(Records with drawing code)
□ □ □ □ □ □ □

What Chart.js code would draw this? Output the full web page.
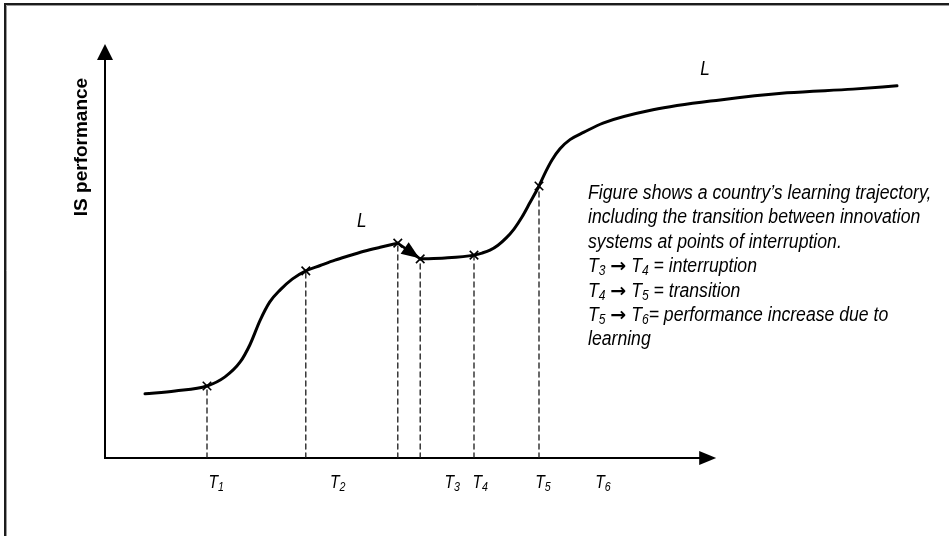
<!DOCTYPE html>
<html><head><meta charset="utf-8">
<script src="https://cdn.jsdelivr.net/npm/chart.js@4.4.1/dist/chart.umd.min.js"></script>
<style>html,body{margin:0;padding:0;background:#fff;}canvas{display:block;}</style>
</head><body>
<canvas id="c" width="949" height="536"></canvas>
<script>
// ---- data (time units 0..100, performance units 0..100) ----
const curveBeforeT = [5, 8.75, 12.75, 15, 16.9, 18.1, 19.4, 20.6, 21.9, 23.4, 25.1, 26.9, 28.75, 30.6, 32.5, 34.4, 36.6];
const curveBeforeP = [15.5, 16.2, 17.4, 19.6, 23.2, 27.3, 33.3, 37.7, 40.6, 43.2, 45.2, 46.5, 47.8, 48.9, 50.0, 50.9, 51.9];
const curveAfterT = [39.4, 42.5, 46.125, 47.125, 48.125, 49.125, 50.125, 51.125, 52.125, 53.125, 54.25, 55.125, 55.875, 56.875, 58.125, 59.875, 62.25, 68.5, 76.9, 85.25, 93.5, 99];
const curveAfterP = [48.1, 48.3, 49.0, 49.5, 50.2, 51.4, 53.1, 55.3, 58.2, 61.7, 65.7, 69.3, 72.0, 74.7, 76.9, 78.7, 80.9, 84.1, 86.5, 88.2, 89.1, 89.9];
const markT = [12.75, 25.1, 36.6, 39.4, 46.125, 54.25];
const markP = [17.4, 45.2, 51.9, 48.1, 49.0, 65.7];
const tickSubs = ['1', '2', '3', '4', '5', '6'];
const tickT = [13.9, 29.1, 43.4, 46.9, 54.75, 62.25];
const curveLabelT = [32.1, 75];
const curveLabelP = [57.5, 94.2];
const curveLabel = 'L';
const axisTitle = 'IS performance';
const noteLines = [
  'Figure shows a country’s learning trajectory,',
  'including the transition between innovation',
  'systems at points of interruption.',
  'T_3 → T_4 = interruption',
  'T_4 → T_5 = transition',
  'T_5 → T_6= performance increase due to',
  'learning'
];
const axisEndT = 76.4; // where the time axis arrow ends
const axisTopP = 100;

const toPts = (xs, ys) => xs.map((x, i) => ({x: x, y: ys[i]}));

const datasets = [];
datasets.push({data: toPts(curveBeforeT, curveBeforeP), borderColor: '#000', borderWidth: 3, pointRadius: 0, cubicInterpolationMode: 'monotone', fill: false});
datasets.push({data: toPts(curveAfterT, curveAfterP), borderColor: '#000', borderWidth: 3, pointRadius: 0, cubicInterpolationMode: 'monotone', fill: false});
datasets.push({data: toPts([markT[2], markT[3]], [markP[2], markP[3]]), borderColor: '#000', borderWidth: 2.5, pointRadius: 0, fill: false, isArrow: true});
markT.forEach((t, i) => {
  datasets.push({data: [{x: t, y: 0}, {x: t, y: markP[i]}], borderColor: '#1a1a1a', borderWidth: 1.3, borderDash: [5, 4], pointRadius: 0, fill: false});
});
datasets.push({type: 'scatter', data: toPts(markT, markP), pointStyle: 'crossRot', pointRadius: 6, borderColor: '#000', borderWidth: 1.6, showLine: false});

const FAM = '"Liberation Sans", Arial, sans-serif';

function narrowText(ctx, text, x, y, font, align, nar) {
  const k = nar || 0.86;
  ctx.save();
  ctx.font = font;
  const w = ctx.measureText(text).width * k;
  let sx = x;
  if (align === 'center') sx = x - w / 2;
  ctx.translate(sx, y);
  ctx.scale(k, 1);
  ctx.textAlign = 'left';
  ctx.fillText(text, 0, 0);
  ctx.restore();
  return w;
}

function richLine(ctx, str, x, y, size) {
  const parts = str.split(/(_\d|→)/).filter(s => s.length);
  let cx = x;
  parts.forEach(p => {
    if (p[0] === '_') {
      cx += narrowText(ctx, p.slice(1), cx, y + 3, 'italic ' + Math.round(size * 0.68) + 'px ' + FAM);
    } else if (p === '→') {
      ctx.save();
      ctx.font = 'bold ' + Math.round(size * 0.95) + 'px "DejaVu Sans", sans-serif';
      ctx.textAlign = 'left';
      ctx.fillText('→', cx, y);
      cx += ctx.measureText('→').width;
      ctx.restore();
    } else {
      cx += narrowText(ctx, p, cx, y, 'italic ' + size + 'px ' + FAM);
    }
  });
  return cx - x;
}

const decor = {
  id: 'decor',
  beforeDatasetsDraw(chart) {
    const ctx = chart.ctx;
    const xs = chart.scales.x, ys = chart.scales.y;
    const x0 = xs.getPixelForValue(0), y0 = ys.getPixelForValue(0);
    const xEnd = xs.getPixelForValue(axisEndT), yEnd = ys.getPixelForValue(axisTopP);
    ctx.save();
    // outer frame (top & left)
    ctx.strokeStyle = '#1c1c1c';
    ctx.lineWidth = 2;
    ctx.beginPath();
    ctx.moveTo(5, 536); ctx.lineTo(5, 4); ctx.lineTo(949, 4);
    ctx.stroke();
    ctx.strokeStyle = '#9a9a9a';
    ctx.lineWidth = 1;
    ctx.beginPath();
    ctx.moveTo(6.5, 536); ctx.lineTo(6.5, 5.5); ctx.lineTo(949, 5.5);
    ctx.stroke();
    // axes
    ctx.strokeStyle = '#000';
    ctx.fillStyle = '#000';
    ctx.lineWidth = 2;
    ctx.beginPath();
    ctx.moveTo(x0, y0); ctx.lineTo(x0, yEnd + 12);
    ctx.moveTo(x0 - 1, y0); ctx.lineTo(xEnd - 14, y0);
    ctx.stroke();
    ctx.beginPath();
    ctx.moveTo(x0, yEnd); ctx.lineTo(x0 - 8, yEnd + 16); ctx.lineTo(x0 + 8, yEnd + 16); ctx.closePath();
    ctx.fill();
    ctx.beginPath();
    ctx.moveTo(xEnd, y0); ctx.lineTo(xEnd - 17, y0 - 7); ctx.lineTo(xEnd - 17, y0 + 7); ctx.closePath();
    ctx.fill();
    ctx.restore();
  },
  afterDatasetsDraw(chart) {
    const ctx = chart.ctx;
    const xs = chart.scales.x, ys = chart.scales.y;
    ctx.save();
    ctx.fillStyle = '#000';
    ctx.textBaseline = 'alphabetic';
    // arrowhead on interruption jump
    const a = chart.data.datasets.find(d => d.isArrow).data;
    const ax0 = xs.getPixelForValue(a[0].x), ay0 = ys.getPixelForValue(a[0].y);
    const ax1 = xs.getPixelForValue(a[1].x), ay1 = ys.getPixelForValue(a[1].y);
    const ang = Math.atan2(ay1 - ay0, ax1 - ax0);
    const tx = ax1 - Math.cos(ang) * 1, ty = ay1 - Math.sin(ang) * 1;
    const L = 18, W = 7;
    ctx.beginPath();
    ctx.moveTo(tx, ty);
    ctx.lineTo(tx - Math.cos(ang) * L - Math.sin(ang) * W, ty - Math.sin(ang) * L + Math.cos(ang) * W);
    ctx.lineTo(tx - Math.cos(ang) * L + Math.sin(ang) * W, ty - Math.sin(ang) * L - Math.cos(ang) * W);
    ctx.closePath();
    ctx.fill();
    // time labels
    const y0 = ys.getPixelForValue(0);
    tickT.forEach((t, i) => {
      const cx = xs.getPixelForValue(t);
      const f = 'italic 19px ' + FAM, fs = 'italic 13px ' + FAM;
      ctx.font = f;
      const wT = ctx.measureText('T').width * 0.82;
      ctx.font = fs;
      const wS = ctx.measureText(tickSubs[i]).width * 0.82;
      const sx = cx - (wT + wS) / 2;
      narrowText(ctx, 'T', sx, y0 + 30, f, 'left', 0.82);
      narrowText(ctx, tickSubs[i], sx + wT, y0 + 33, fs, 'left', 0.82);
    });
    // curve labels
    curveLabelT.forEach((t, i) => {
      narrowText(ctx, curveLabel, xs.getPixelForValue(t), ys.getPixelForValue(curveLabelP[i]) + 7, 'italic 20px ' + FAM, 'center');
    });
    // y-axis title
    ctx.save();
    ctx.translate(87, 147);
    ctx.rotate(-Math.PI / 2);
    ctx.font = 'bold 19px ' + FAM;
    ctx.textAlign = 'center';
    ctx.fillText(axisTitle, 0, 0);
    ctx.restore();
    // note text
    noteLines.forEach((ln, i) => {
      richLine(ctx, ln, 588, 199 + i * 24.4, 20.5);
    });
    ctx.restore();
  }
};

new Chart(document.getElementById('c'), {
  type: 'line',
  data: {datasets: datasets},
  options: {
    responsive: false,
    animation: false,
    layout: {padding: {left: 105, right: 44, top: 44, bottom: 78}},
    plugins: {legend: {display: false}, tooltip: {enabled: false}},
    scales: {
      x: {type: 'linear', min: 0, max: 100, display: false},
      y: {type: 'linear', min: 0, max: 100, display: false}
    },
    elements: {line: {borderCapStyle: 'round'}}
  },
  plugins: [decor]
});
</script>
</body></html>
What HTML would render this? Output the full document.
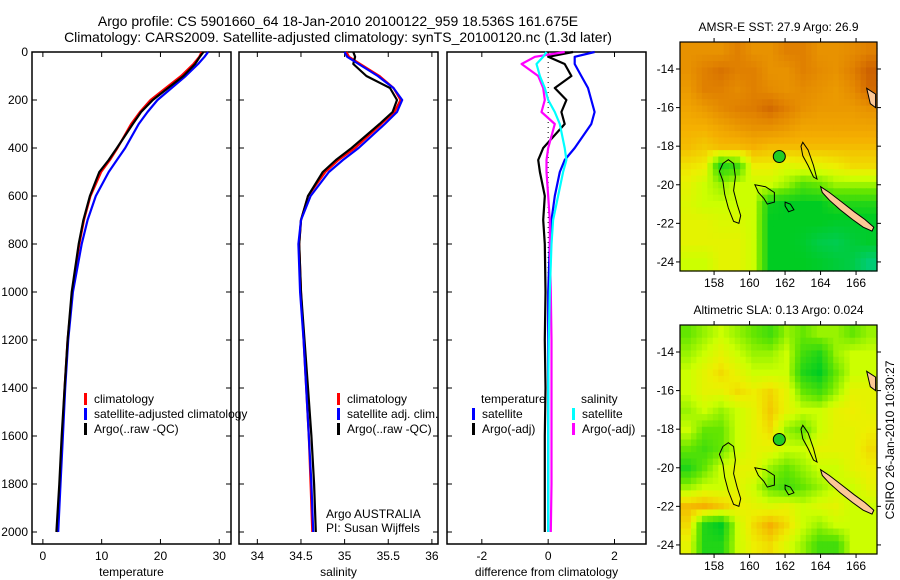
<!DOCTYPE html>
<html><head><meta charset="utf-8">
<style>
html,body{margin:0;padding:0;background:#fff;}
svg{display:block;font-family:"Liberation Sans",sans-serif;}
text{fill:#000;}
</style></head>
<body>
<svg id="fig" width="900" height="580" viewBox="0 0 900 580" xmlns="http://www.w3.org/2000/svg">
<text x="338" y="26" font-size="14" text-anchor="middle">Argo profile: CS 5901660_64 18-Jan-2010 20100122_959 18.536S 161.675E</text>
<text x="338" y="42" font-size="14" text-anchor="middle">Climatology: CARS2009. Satellite-adjusted climatology: synTS_20100120.nc (1.3d later)</text>
<g id="layer"></g>
</svg>
<script>
// ---------- data ----------
const depths      = [0,20,50,100,150,200,250,300,400,450,500,600,700,800,1000,1200,1400,1600,1800,2000];
const tempClim    = [27.0,26.6,25.6,23.5,20.9,18.3,16.5,15.0,12.7,11.4,9.9,8.1,7.0,6.2,5.0,4.2,3.7,3.3,2.9,2.4];
const tempSat     = [28.1,27.5,26.4,24.3,21.9,19.5,17.8,16.3,14.0,12.6,11.2,9.0,7.6,6.6,5.1,4.3,3.8,3.4,3.0,2.6];
const tempArgo    = [27.3,26.7,25.9,23.9,21.3,18.7,16.7,15.3,12.6,11.2,9.6,8.0,6.9,6.1,4.9,4.2,3.7,3.2,2.8,2.3];
const salClim     = [35.02,35.05,35.18,35.40,35.56,35.64,35.57,35.42,35.12,34.93,34.78,34.58,34.50,34.48,34.50,34.53,34.56,34.59,34.61,34.63];
const salSat      = [35.00,35.03,35.16,35.38,35.56,35.66,35.60,35.46,35.16,34.98,34.82,34.61,34.50,34.47,34.49,34.53,34.56,34.59,34.62,34.64];
const salArgo     = [35.10,35.12,35.10,35.25,35.52,35.60,35.55,35.40,35.08,34.90,34.75,34.58,34.50,34.48,34.50,34.54,34.58,34.62,34.65,34.67];
const dTempSat    = [1.4,0.8,0.8,1.0,1.2,1.3,1.4,1.3,0.8,0.5,0.35,0.2,0.1,0.05,0.0,0.0,0.0,0.0,0.0,0.0];
const dTempArgo   = [0.75,0.0,0.5,0.7,0.2,0.55,0.4,0.5,-0.15,-0.3,-0.25,-0.1,-0.15,-0.1,-0.08,-0.1,-0.08,-0.1,-0.1,-0.1];
const dSalArgo    = [0.5,-0.4,-0.8,-0.3,-0.15,-0.1,-0.2,0.2,0.0,-0.05,-0.05,0.0,0.05,0.05,0.08,0.1,0.1,0.1,0.1,0.08];
const dSalSat     = [-0.05,-0.15,-0.35,-0.25,-0.1,0.0,0.2,0.35,0.5,0.55,0.45,0.3,0.15,0.1,0.05,0.02,0.0,0.0,0.0,0.0];
const depthTicks  = [0,200,400,600,800,1000,1200,1400,1600,1800,2000];
const tempTicks   = [0,10,20,30];
const salTicks    = [34,34.5,35,35.5,36];
const diffTicks   = [-2,0,2];
const lonTicks    = [158,160,162,164,166];
const latTicks    = [-14,-16,-18,-20,-22,-24];
const sstGrid = [
[.8,.8,.8,.85,.8,.8,.85,.85,.8,.8,.82,.85],
[.8,.85,.88,.85,.85,.8,.8,.85,.82,.8,.85,.92],
[.78,.85,.85,.82,.85,.82,.8,.82,.8,.78,.82,.9],
[.75,.78,.82,.85,.86,.9,.85,.8,.78,.78,.78,.8],
[.72,.72,.75,.78,.8,.8,.78,.75,.75,.75,.75,.75],
[.7,.68,.7,.7,.72,.7,.7,.7,.7,.7,.7,.7],
[.64,.62,.35,.4,.62,.62,.58,.6,.6,.62,.65,.65],
[.6,.55,.5,.55,.55,.55,.5,.42,.45,.5,.5,.5],
[.58,.55,.55,.55,.55,.32,.3,.3,.3,.35,.35,.35],
[.6,.6,.58,.58,.55,.3,.3,.3,.3,.28,.28,.28],
[.6,.6,.6,.6,.55,.3,.3,.28,.22,.2,.25,.28],
[.55,.55,.6,.6,.55,.3,.3,.3,.28,.25,.22,.12]];
const slaGrid = [
[.45,.5,.55,.5,.45,.4,.5,.45,.5,.5,.45,.5],
[.5,.55,.6,.55,.5,.5,.55,.4,.35,.5,.55,.55],
[.55,.6,.65,.6,.55,.55,.55,.35,.3,.45,.55,.55],
[.55,.6,.6,.65,.62,.66,.6,.45,.4,.5,.6,.6],
[.5,.55,.5,.55,.6,.68,.6,.55,.55,.6,.62,.6],
[.55,.45,.45,.55,.6,.65,.5,.45,.55,.6,.6,.62],
[.45,.4,.45,.55,.6,.6,.55,.55,.6,.6,.6,.65],
[.35,.45,.55,.6,.6,.5,.45,.5,.55,.55,.6,.62],
[.5,.55,.55,.6,.55,.45,.4,.45,.5,.55,.55,.6],
[.7,.72,.68,.62,.6,.58,.6,.55,.58,.6,.55,.55],
[.65,.35,.3,.55,.65,.72,.65,.55,.5,.55,.55,.55],
[.6,.35,.35,.55,.62,.65,.58,.5,.4,.4,.55,.55]];
const argoLon = 161.675, argoLat = -18.536;
const reefA = [[158.8,-18.7],[159.1,-18.9],[159.2,-19.6],[159.1,-20.3],[159.3,-21.0],[159.5,-21.6],[159.4,-22.0],[159.1,-21.9],[158.8,-21.2],[158.6,-20.5],[158.5,-19.8],[158.3,-19.3],[158.5,-18.9],[158.8,-18.7]];
const reefB = [[160.3,-20.0],[160.9,-20.1],[161.4,-20.4],[161.4,-20.9],[161.0,-21.0],[160.8,-20.7],[160.5,-20.4],[160.3,-20.0]];
const reefC = [[163.0,-17.8],[163.3,-18.2],[163.6,-19.0],[163.8,-19.7],[163.6,-19.6],[163.3,-19.0],[163.0,-18.5],[162.9,-18.0],[163.0,-17.8]];
const reefD = [[162.0,-20.9],[162.3,-21.0],[162.5,-21.3],[162.2,-21.4],[162.0,-21.1],[162.0,-20.9]];
const newCal = [[164.0,-20.1],[164.5,-20.4],[165.2,-20.9],[165.9,-21.4],[166.5,-21.8],[167.0,-22.2],[166.9,-22.4],[166.4,-22.2],[165.8,-21.8],[165.1,-21.3],[164.5,-20.8],[164.1,-20.4],[164.0,-20.1]];
const vanuatuTip = [[166.6,-15.0],[167.1,-15.3],[167.1,-16.0],[166.8,-15.8],[166.6,-15.0]];

// ---------- helpers ----------
const NS="http://www.w3.org/2000/svg";
const layer=document.getElementById('layer');
function mk(tag,attrs,parent){const e=document.createElementNS(NS,tag);for(const k in attrs)e.setAttribute(k,attrs[k]);(parent||layer).appendChild(e);return e;}
function txt(s,x,y,size,anchor,parent){const t=mk('text',{x:x,y:y,'font-size':size,'text-anchor':anchor||'start'},parent);t.textContent=s;return t;}

const yTop=52, yBot=544;
function yDepth(d){return yTop + d*0.24;}

function panel(name,x0,x1,xmin,xmax,ticks,label,showDepth){
  const g=mk('g',{});
  
  
  const fx=v=>x0+(v-xmin)/(xmax-xmin)*(x1-x0);
  const fr=mk('rect',{x:x0,y:yTop,width:x1-x0,height:yBot-yTop,fill:'none',stroke:'#000','stroke-width':1.5},g);
  
  
  depthTicks.forEach(d=>{const y=yDepth(d);
    mk('line',{x1:x0,x2:x0+5,y1:y,y2:y,stroke:'#000'},g);
    mk('line',{x1:x1,x2:x1-5,y1:y,y2:y,stroke:'#000'},g);
    if(showDepth){const t=txt(String(d),x0-4,y+4,12,'end',g);
      
      }
  });
  ticks.forEach(v=>{const x=fx(v);
    mk('line',{x1:x,x2:x,y1:yBot,y2:yBot-5,stroke:'#000'},g);
    mk('line',{x1:x,x2:x,y1:yTop,y2:yTop+5,stroke:'#000'},g);
    const t=txt(String(v),x,560,12,'middle',g);
    
    
  });
  const xl=txt(label,(x0+x1)/2,576,12,'middle',g);
  
  
  return {g,fx};
}
function series(p,vals,color,name){
  const pts=vals.map((v,i)=>p.fx(v).toFixed(1)+','+yDepth(depths[i]).toFixed(1)).join(' ');
  const l=mk('polyline',{points:pts,fill:'none',stroke:color,'stroke-width':2.2,'stroke-linejoin':'round'},p.g);
  
  
}
function legend(g,x,y,color,label,name){
  const b=mk('rect',{x:x,y:y-10,width:3,height:12,fill:color},g);
  
  
  const t=txt(label,x+10,y,12,'start',g);
  
  
}

// Panel 1
const p1=panel('temperature-panel',32,231,-1.85,32.0,tempTicks,'temperature',true);
series(p1,tempClim,'#f00','temp-climatology-line');
series(p1,tempSat,'#00f','temp-satellite-line');
series(p1,tempArgo,'#000','temp-argo-line');
legend(p1.g,84,403,'#f00','climatology','legend-climatology');
legend(p1.g,84,418,'#00f','satellite-adjusted climatology','legend-satellite');
legend(p1.g,84,433,'#000','Argo(..raw -QC)','legend-argo');

// Panel 2
const p2=panel('salinity-panel',239,438,33.79,36.07,salTicks,'salinity',false);
series(p2,salClim,'#f00','sal-climatology-line');
series(p2,salArgo,'#000','sal-argo-line');
series(p2,salSat,'#00f','sal-satellite-line');
legend(p2.g,337,403,'#f00','climatology','legend-sal-climatology');
legend(p2.g,337,418,'#00f','satellite adj. clim.','legend-sal-satellite');
legend(p2.g,337,433,'#000','Argo(..raw -QC)','legend-sal-argo');
const a1=txt('Argo AUSTRALIA',326,518,12,'start',p2.g);


const a2=txt('PI: Susan Wijffels',326,532,12,'start',p2.g);



// Panel 3
const p3=panel('difference-panel',447,646,-3.05,2.95,diffTicks,'difference from climatology',false);
const zl=mk('line',{x1:p3.fx(0),x2:p3.fx(0),y1:yTop,y2:yDepth(2000),stroke:'#000','stroke-dasharray':'1,4'},p3.g);


series(p3,dTempSat,'#00f','diff-temp-satellite-line');
series(p3,dTempArgo,'#000','diff-temp-argo-line');
series(p3,dSalArgo,'#f0f','diff-sal-argo-line');
series(p3,dSalSat,'#0ff','diff-sal-satellite-line');
const lt=txt('temperature',481,403,12,'start',p3.g);


const ls=txt('salinity',581,403,12,'start',p3.g);


legend(p3.g,472,418,'#00f','satellite','legend-dtemp-satellite');
legend(p3.g,472,433,'#000','Argo(-adj)','legend-dtemp-argo');
legend(p3.g,572,418,'#0ff','satellite','legend-dsal-satellite');
legend(p3.g,572,433,'#f0f','Argo(-adj)','legend-dsal-argo');

// ---------- maps ----------
const cstops=[[0,[0,204,170]],[0.3,[0,204,34]],[0.45,[100,230,0]],[0.55,[204,255,0]],[0.62,[238,238,0]],[0.72,[245,176,0]],[0.85,[224,128,0]],[1,[184,64,0]]];
function cmap(v){for(let i=1;i<cstops.length;i++){if(v<=cstops[i][0]){const a=cstops[i-1],b=cstops[i];const t=(v-a[0])/(b[0]-a[0]);
  const c=a[1].map((q,k)=>Math.round(q+(b[1][k]-q)*t));return 'rgb('+c.join(',')+')';}}return 'rgb(184,64,0)';}
function sample(grid,fr,fc){ // bilinear sample for display smoothing
  const R=grid.length-1,C=grid[0].length-1;
  fr=Math.max(0,Math.min(R,fr));fc=Math.max(0,Math.min(C,fc));
  const r0=Math.floor(fr),c0=Math.floor(fc),r1=Math.min(R,r0+1),c1=Math.min(C,c0+1);
  const tr=fr-r0,tc=fc-c0;
  const a=grid[r0][c0]*(1-tc)+grid[r0][c1]*tc, b=grid[r1][c0]*(1-tc)+grid[r1][c1]*tc;
  return a*(1-tr)+b*tr;
}
const lonMin=156.08, lonMax=167.18, latMax=-12.6, latMin=-24.47;
function mapPanel(name,y0,grid,title){
  const x0=680,x1=877,y1=y0+229;
  const g=mk('g',{});
  
  
  const fx=lon=>x0+(lon-lonMin)/(lonMax-lonMin)*(x1-x0);
  const fy=lat=>y0+(latMax-lat)/(latMax-latMin)*(y1-y0);
  const rows=grid.length, cols=grid[0].length, S=3;
  const cw=(x1-x0)/(cols*S), ch=(y1-y0)/(rows*S);
  for(let r=0;r<rows*S;r++)for(let c=0;c<cols*S;c++){
    const v=sample(grid,(r+0.5)/S-0.5,(c+0.5)/S-0.5);
    const cell=mk('rect',{x:(x0+c*cw).toFixed(2),y:(y0+r*ch).toFixed(2),width:(cw+0.6).toFixed(2),height:(ch+0.6).toFixed(2),fill:cmap(v)},g);
    
    
  }
  const poly=(pts,fill,nm)=>{const p=mk('polygon',{points:pts.map(q=>fx(q[0]).toFixed(1)+','+fy(q[1]).toFixed(1)).join(' '),fill:fill,stroke:'#000','stroke-width':1},g);
    };
  poly(reefA,'none','chesterfield-reef-outline');
  poly(reefB,'none','bellona-reef-outline');
  poly(reefC,'none','entrecasteaux-reef-outline');
  poly(reefD,'none','small-reef-outline');
  poly(newCal,'#fcc896','new-caledonia-land');
  poly(vanuatuTip,'#fcc896','vanuatu-land');
  const dot=mk('circle',{cx:fx(argoLon),cy:fy(argoLat),r:6,fill:'#22cc22',stroke:'#000','stroke-width':1},g);
  
  
  const fr=mk('rect',{x:x0,y:y0,width:x1-x0,height:y1-y0,fill:'none',stroke:'#000','stroke-width':1.2},g);
  
  
  latTicks.forEach(l=>{const y=fy(l);
    mk('line',{x1:x0-4,x2:x0,y1:y,y2:y,stroke:'#000'},g);
    mk('line',{x1:x1,x2:x1+4,y1:y,y2:y,stroke:'#000'},g);
    const t=txt(String(l),x0-6,y+4,12,'end',g);
    
    });
  lonTicks.forEach(l=>{const x=fx(l);
    mk('line',{x1:x,x2:x,y1:y1,y2:y1+4,stroke:'#000'},g);
    mk('line',{x1:x,x2:x,y1:y0,y2:y0-4,stroke:'#000'},g);
    const t=txt(String(l),x,y1+16,12,'middle',g);
    
    });
  const tt=txt(title,(x0+x1)/2,y0-11,12,'middle',g);
  
  
}
mapPanel('sst-map',42,sstGrid,'AMSR-E SST: 27.9 Argo: 26.9');
mapPanel('sla-map',325,slaGrid,'Altimetric SLA: 0.13 Argo: 0.024');
const stamp=txt('CSIRO 26-Jan-2010 10:30:27',0,0,12,'middle');
stamp.setAttribute('transform','translate(894,440) rotate(-90)');


</script>
</body></html>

□ □ □ □ □ □ □

Exercise -> In how many lines does the word "full" appear? Respond with the number alone.

Exercise solution -> 2